The AI conversation has gotten loud and strangely quiet at the same time. Loud with spend, pilots, decks, and declarations. Quiet where it counts. Inside teams. Inside calendars. Inside the unbilled hours nobody reports because they already feel behind. This is the phase of tech news where intelligence is everywhere and productivity keeps slipping through the cracks. Not hypothetically. Operationally. Culturally. Expensively.
MIT Media Lab research shows 95% of organizations see no business return on enterprise generative AI investment. McKinsey reports 80%+ of companies using AI are not seeing meaningful earnings gains. BetterUp Labs and Stanford’s Social Media Lab traced the bleed further. AI-generated work that looks finished, sounds confident, and quietly costs ~2 hours per instance to clean up. $186 per employee per month. $9M annually in a 10,000-person organization. Add trust erosion to the balance sheet and you start to see why this moment has weight. This is not a tooling failure. It is a systems failure wearing a polished interface.

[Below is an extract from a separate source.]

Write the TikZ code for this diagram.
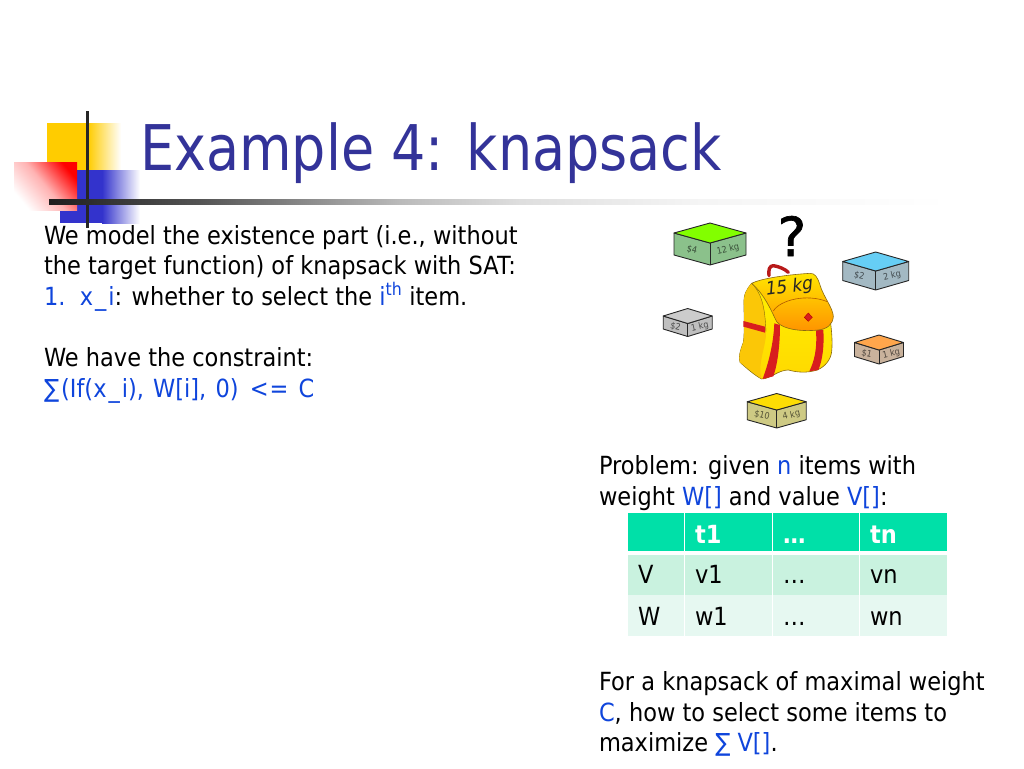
\documentclass[tikz,border=0pt]{standalone}
\usepackage{fontspec}
\setmainfont[FakeStretch=0.9]{DejaVu Sans}
\newfontfamily\ttlfont[FakeStretch=0.857]{DejaVu Sans}
\newfontfamily\kgfont[FakeSlant=.22,FakeStretch=.95]{DejaVu Sans}
\newfontfamily\qfont[FakeBold=1.2]{DejaVu Sans}
\usetikzlibrary{shadings}
\definecolor{ttl}{HTML}{333399}
\definecolor{acc}{HTML}{0F45DC}
\definecolor{hdr}{HTML}{00E0A8}
\definecolor{rowa}{HTML}{C9F2DF}
\definecolor{rowb}{HTML}{E6F8F1}
\definecolor{decoy}{RGB}{255,204,0}
\definecolor{decob}{RGB}{51,51,204}
\definecolor{strap}{HTML}{D81E1E}
\definecolor{packedge}{HTML}{8A6A10}
\tikzset{
  body/.style={anchor=base west,inner sep=0pt,outer sep=0pt,font=\fontsize{25}{30}\selectfont,text=black},
  cellh/.style={body,font=\fontsize{25}{30}\selectfont\bfseries,text=white},
  cellfill/.style={anchor=north west,inner sep=0pt,outer sep=0pt,draw=none},
  boxlab/.style={inner sep=0pt,text opacity=.6,font=\fontsize{9}{10}\selectfont},
  boxedge/.style={draw=black!85,line width=.9pt,line join=round},
  packline/.style={draw=packedge,line width=.6pt,line join=round}
}
\newcommand{\ac}[1]{\textcolor{acc}{#1}}
\newcommand{\us}{\kern2pt\_\kern2pt}
% cx, top y, half width, top-face depth, height, top colour, side colour, left text, right text
\newcommand{\kbox}[9]{%
  \fill[fill=#7,boxedge] (#1-#3,#2+#4/2) -- (#1,#2+#4) -- (#1+#3,#2+#4/2) -- (#1+#3,#2+#4/2+#5) -- (#1,#2+#4+#5) -- (#1-#3,#2+#4/2+#5) -- cycle;
  \fill[fill=#6,boxedge] (#1-#3,#2+#4/2) -- (#1,#2) -- (#1+#3,#2+#4/2) -- (#1,#2+#4) -- cycle;
  \draw[boxedge] (#1,#2+#4) -- (#1,#2+#4+#5);
  \node[boxlab,rotate=-13] at (#1-#3/2,#2+#4*.75+#5/2+.5) {#8};
  \node[boxlab,rotate=13] at (#1+#3/2,#2+#4*.75+#5/2+.5) {#9};
}
\begin{document}
\begin{tikzpicture}[x=1pt,y=-1pt]
\useasboundingbox (0,0) rectangle (1024,768);
\fill[white] (0,0) rectangle (1024,768);
% decoration
\fill[decoy] (47,123) rectangle (88,170);
\shade[left color=decoy,right color=white] (88,123) rectangle (121,170);
\fill[decob] (60,170) rectangle (102,223);
\shade[left color=decob,right color=white] (102,170) rectangle (140,223);
\shade[top color=red,bottom color=white,middle color=red!30,shading angle=-50] (14,162) rectangle (77,210);
\fill[color=black!85] (85.5,111) rectangle (88.5,228);
\shade[left color=black!88,right color=black!67] (49,199) rectangle (200,204);
\shade[left color=black!67,right color=black!27] (200,199) rectangle (400,204);
\shade[left color=black!27,right color=black!13] (400,199) rectangle (520,204);
\shade[left color=black!13,right color=black!4] (520,199) rectangle (700,204);
\shade[left color=black!4,right color=white] (700,199) rectangle (950,204);
% title
\node[body,text=ttl,font=\fontsize{63}{70}\ttlfont] (title) at (140,170) {Example 4: knapsack};
% left text
\node[body] (l1) at (44,244) {We model the existence part (i.e., without};
\node[body] (l2) at (44,274) {the target function) of knapsack with SAT:};
\node[body] (l3) at (44,305) {\ac{1.\ \ x\us i}: whether to select the \ac{i\textsuperscript{th}} item.};
\node[body] (l4) at (44,366.5) {We have the constraint:};
\node[body,text=acc] (l5) at (44,397) {∑\kern2pt(If(x\us i),\kern2pt{} W[i],\kern2pt{} 0)\kern4pt{} <\kern1pt=\kern3pt{} C};
% right text
\node[body] (p1) at (599,474) {Problem: given \ac{n} items with};
\node[body] (p2) at (599,505) {weight \ac{W[]} and value \ac{V[]}:};
\node[body] (f1) at (599,690) {For a knapsack of maximal weight};
\node[body] (f2) at (599,721) {\ac{C}, how to select some items to};
\node[body] (f3) at (599,751) {maximize \ac{∑ V[]}.};
% table
\foreach \x/\w/\n in {628.3/55.4/a,685/86.5/b,773/85.5/c,860/87/d}{
  \node[cellfill,fill=hdr,minimum width=\w pt,minimum height=38.5pt] (h\n) at (\x,512.5) {};
  \node[cellfill,fill=rowa,minimum width=\w pt,minimum height=39.5pt] (v\n) at (\x,555) {};
  \node[cellfill,fill=rowb,minimum width=\w pt,minimum height=41pt] (w\n) at (\x,595) {};
}
\node[cellh] (t1) at (695,543) {t1};
\node[cellh] (t2) at (783,543) {…};
\node[cellh] (t3) at (870,543) {tn};
\node[body] (r1) at (638,583) {V};
\node[body] (r2) at (695,583) {v1};
\node[body] (r3) at (783,583) {…};
\node[body] (r4) at (870,583) {vn};
\node[body] (s1) at (638,625) {W};
\node[body] (s2) at (695,625) {w1};
\node[body] (s3) at (783,625) {…};
\node[body] (s4) at (870,625) {wn};
% boxes
\kbox{710}{223}{36}{20}{22}{green!60!lime!70!yellow}{green!30!gray!70}{\$4}{12 kg}
\kbox{875.7}{252}{33}{19}{19}{cyan!60!white}{cyan!25!gray!70}{\$2}{2 kg}
\kbox{687.7}{308.5}{24.5}{15}{13}{gray!40}{gray!50}{\$2}{1 kg}
\kbox{879}{335}{24.5}{15}{14}{orange!70!white}{orange!30!gray!60}{\$1}{1 kg}
\kbox{776.7}{393.5}{29.5}{16.5}{18}{yellow!80!orange}{yellow!45!gray!80}{\$10}{4 kg}
% question mark
\node[inner sep=0pt,font=\fontsize{54}{60}\qfont] (q) at (792,236) {?};
% backpack, in zoomed coordinates
\begin{scope}[shift={(650,205)},scale=.3333]
\begin{scope}[shift={(240,150)}]
\draw[draw=strap!85!black,line width=3.4pt,line cap=round,line join=round]
  (117,62) .. controls (115,45) and (118,32) .. (130,32) .. controls (145,34) and (165,42) .. (175,52);
\draw[packline,top color=yellow!90!orange,bottom color=yellow!70!orange]
  (65,85) .. controls (48,105) and (40,120) .. (42,150) .. controls (42,190) and (44,240) .. (40,262)
  .. controls (30,290) and (25,305) .. (30,322) .. controls (50,340) and (75,362) .. (95,372)
  .. controls (120,372) and (145,345) .. (175,345) .. controls (200,352) and (230,355) .. (262,345)
  .. controls (285,335) and (302,315) .. (305,290) .. controls (308,260) and (305,230) .. (302,205)
  -- (240,60) -- cycle;
\fill[yellow!60!orange] (65,85) .. controls (48,105) and (40,120) .. (42,150) .. controls (42,190) and (44,240) .. (40,262)
  .. controls (30,290) and (25,305) .. (30,322) -- (95,372) .. controls (80,330) and (110,270) .. (108,230) .. controls (105,170) and (100,120) .. (65,85) -- cycle;
\draw[draw=packedge,line width=.4pt] (65,85) .. controls (100,120) and (105,170) .. (108,230);
\fill[strap] (40,198) -- (105,215) -- (105,233) -- (40,215) -- cycle;
\fill[strap] (133,205) -- (150,210) .. controls (150,260) and (145,320) .. (130,364) -- (98,372) .. controls (115,325) and (130,270) .. (133,205) -- cycle;
\fill[strap] (258,226) -- (280,224) .. controls (283,270) and (278,315) .. (265,345) -- (238,349) .. controls (252,320) and (262,285) .. (258,226) -- cycle;
\draw[packline,top color=yellow!80!orange,bottom color=orange!85!yellow]
  (65,85) .. controls (90,72) and (160,60) .. (240,55) .. controls (255,55) and (262,65) .. (270,90)
  .. controls (280,125) and (310,160) .. (310,185) .. controls (308,210) and (290,222) .. (265,225)
  .. controls (220,230) and (160,225) .. (140,200) .. controls (125,170) and (105,120) .. (65,85) -- cycle;
\draw[draw=orange!70!black,line width=.6pt] (130,168) .. controls (150,135) and (230,115) .. (292,140);
\draw[draw=red!70!black,line width=.4pt,fill=strap] (235,174) -- (247,187) -- (235,199) -- (223,187) -- cycle;
\node[inner sep=0pt,rotate=8,text=black!85,font=\fontsize{18}{20}\kgfont] (kg) at (175,98) {15 kg};
\end{scope}
\end{scope}
\end{tikzpicture}
\end{document}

That is why February 18, 2026 carries gravity. The Productivity Cost of AI is not a futurist sermon or a demo parade dressed up as thought leadership. It is a reckoning. The kind that surfaces in middle managers, inbox debt, and decisions nobody wants to revisit because the upside already shipped in slide 7. In a cycle dominated by tech news about scale and acceleration, this conversation slows the frame long enough to ask who is actually benefiting.
Bryan Hancock enters with scar tissue, not slogans. As one of the leaders of McKinsey & Company’s talent practice, Bryan Hancock has spent years studying how work really moves, how incentives distort behavior, and how technology collides with culture after the rollout applause fades. As co-host of the McKinsey Talks Talent podcast and co-author of Power to the Middle, Bryan Hancock has been consistent about one thing. Productivity is not software. It is design, accountability, and clarity under pressure.
Barbara Kellerman approaches from the other flank. Leadership, followership, responsibility. As a Fellow at Harvard Kennedy School’s Center for Public Leadership, its founding Executive Director, and a co-founder of the International Leadership Association, Barbara Kellerman has built a career examining power and ethics when accountability gets abstract. AI accelerates abstraction. Barbara Kellerman drags it back into the room where decisions have names attached.
This conversation lives in the uncomfortable middle where strategy meets behavior. Where output is mistaken for impact. Where speed turns into noise. In a market flooded with tech news about what AI can do, this moment focuses on what it is costing. Not in theory. In hours, dollars, and trust. February 18 is not about slowing innovation. It is about deciding who is actually getting faster, and who is just carrying more weight quietly.